Will this ripple into oil markets? Absolutely, though indirectly. India is now Russia’s top oil buyer, snapping up over 2 million barrels per day at bargain prices, which has helped keep global supply flowing despite Western sanctions.

Trump’s tariffs aim to pressure New Delhi to cut back, potentially disrupting Russian export routes. If India blinks and reduces purchases, Russia might flood other markets or curtail output, tightening global supply and boosting prices—bullish for U.S. producers but a headache for consumers. We’ve already seen knee-jerk reactions: oil prices spiked on the announcement, and the Indian rupee tanked, which could inflate India’s oil import costs (since oil is dollar-denominated).

On the flip side, Indian officials are digging in, vowing to continue Russian buys to shield their economy from high energy costs.
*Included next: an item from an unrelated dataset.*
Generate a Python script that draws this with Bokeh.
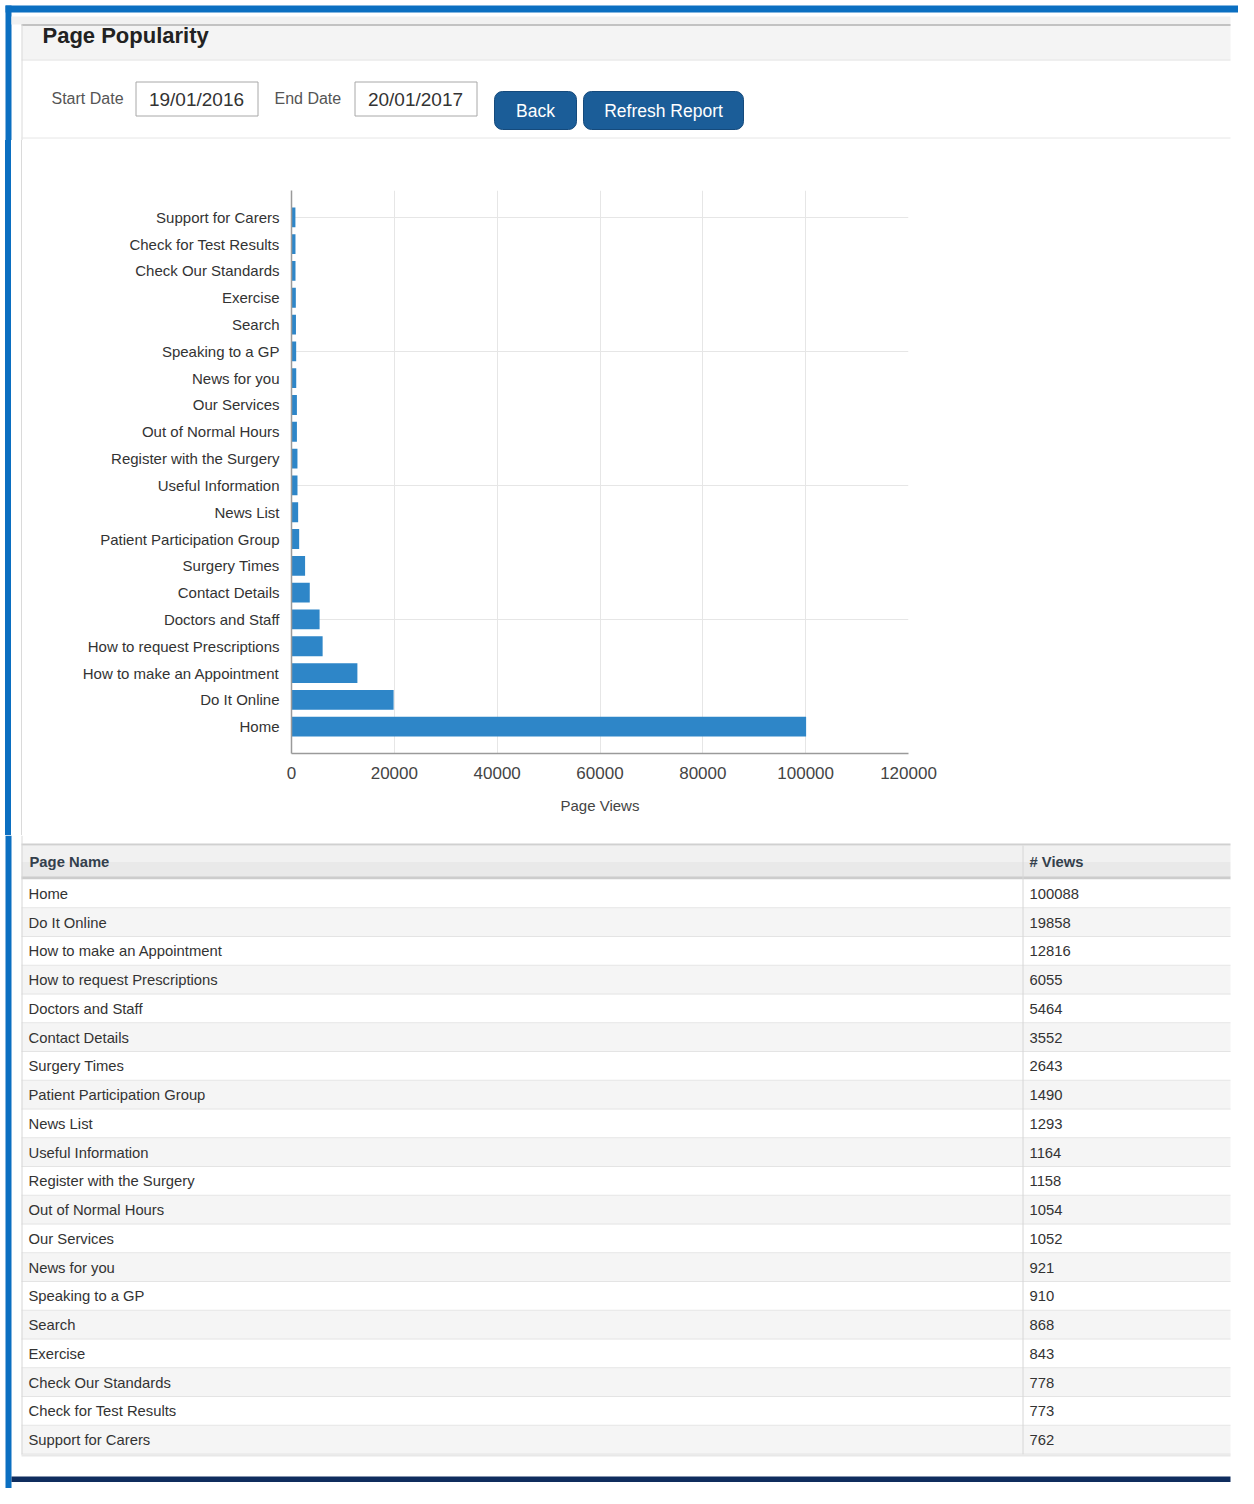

A prolonged standoff might slow India’s growth, curbing its oil demand (currently ~5 million bpd) and exerting downward pressure on prices.

For investors, this geopolitical wildcard adds volatility—watch for escalations like secondary sanctions on Indian refiners. It could favor U.S. LNG exports as alternatives, benefiting companies like Cheniere. Bottom line: The EIA draw is a near-term win, but Trump’s India tariffs inject uncertainty that could swing markets either way.